User-Agent: * Disallow: /disallow_access/ Disallow: /restricted/
The above code will instruct all the crawlers to not crawl the “disallow_access” and “restricted” directories on your domain.
Disallow access to specific bots
You might want to disallow access to specific bots from accessing your site.
User-Agent: Googlebot Disallow: /restricted/
The above code will instruct “Googlebot” to not crawl the “restricted” directory on your domain. If you have only this code in your robots.txt file, than only “Googlebot” would be instructed not crawl the “restricted” directory. All other crawlers are allowed access to that directory.
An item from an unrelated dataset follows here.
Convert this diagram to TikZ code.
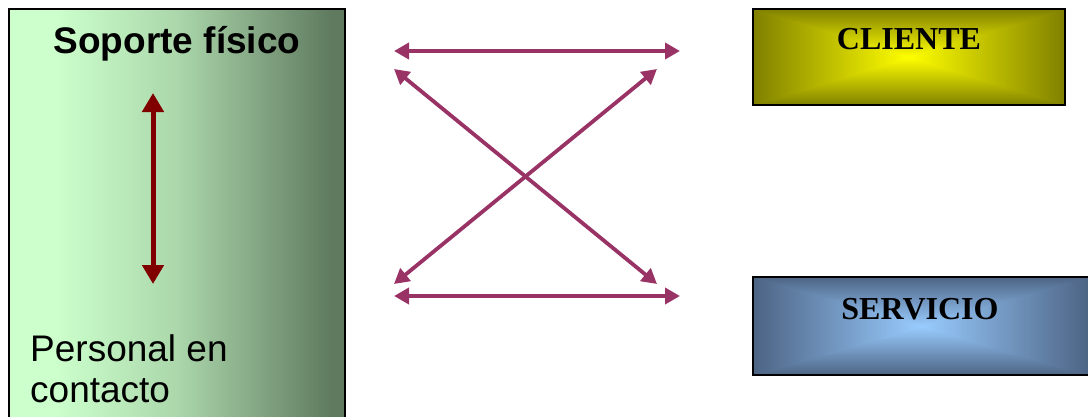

Disallow different bots from different directories
To have different rules for different crawlers use the following:
User-Agent: * Disallow: User-Agent: Googlebot Disallow: /restricted/ User-Agent: BadBot Disallow: /disallow_access/
This would disallow “GoogleBot” from “restricted”, “BadBot” from “disallow_access” directories.
Delay crawl rate
You can delay the rate with which the crawler crawls the site. This value is relative with the default crawl rate of that particular crawler. It is best not to use this value for the common, well-behaved bots as they automatically determine the best crawl rate for your site.
User-Agent: * Crawl-delay: 1
The value for Crawl-delay should be a positive integer. If no value is specified it means use the default crawl rate. If value is 1 it mean crawl slowly, 5 very slow and 10 extremely slow. This value does not affect how frequently a site is crawled, but only how fast it should process the site when it is crawling.
Specify the location of sitemap
You can specify the location of your site map in the robots.txt file.
The tag can be used to tell the robots not to index the content of a page. It can also be used to allow/disallow the crawler to follow the links of the page.
The syntax is
<html> <head> <title>...</title> <META NAME="ROBOTS" CONTENT="NOINDEX, NOFOLLOW"> </head>
To prevent the page from being indexed in the search engines but allows the crawler to follow the links present on the page use the follow tag on your page.
<meta name="robots" content="noindex, follow">
Note: All robots may not follow the tag, they can choose to ignore it.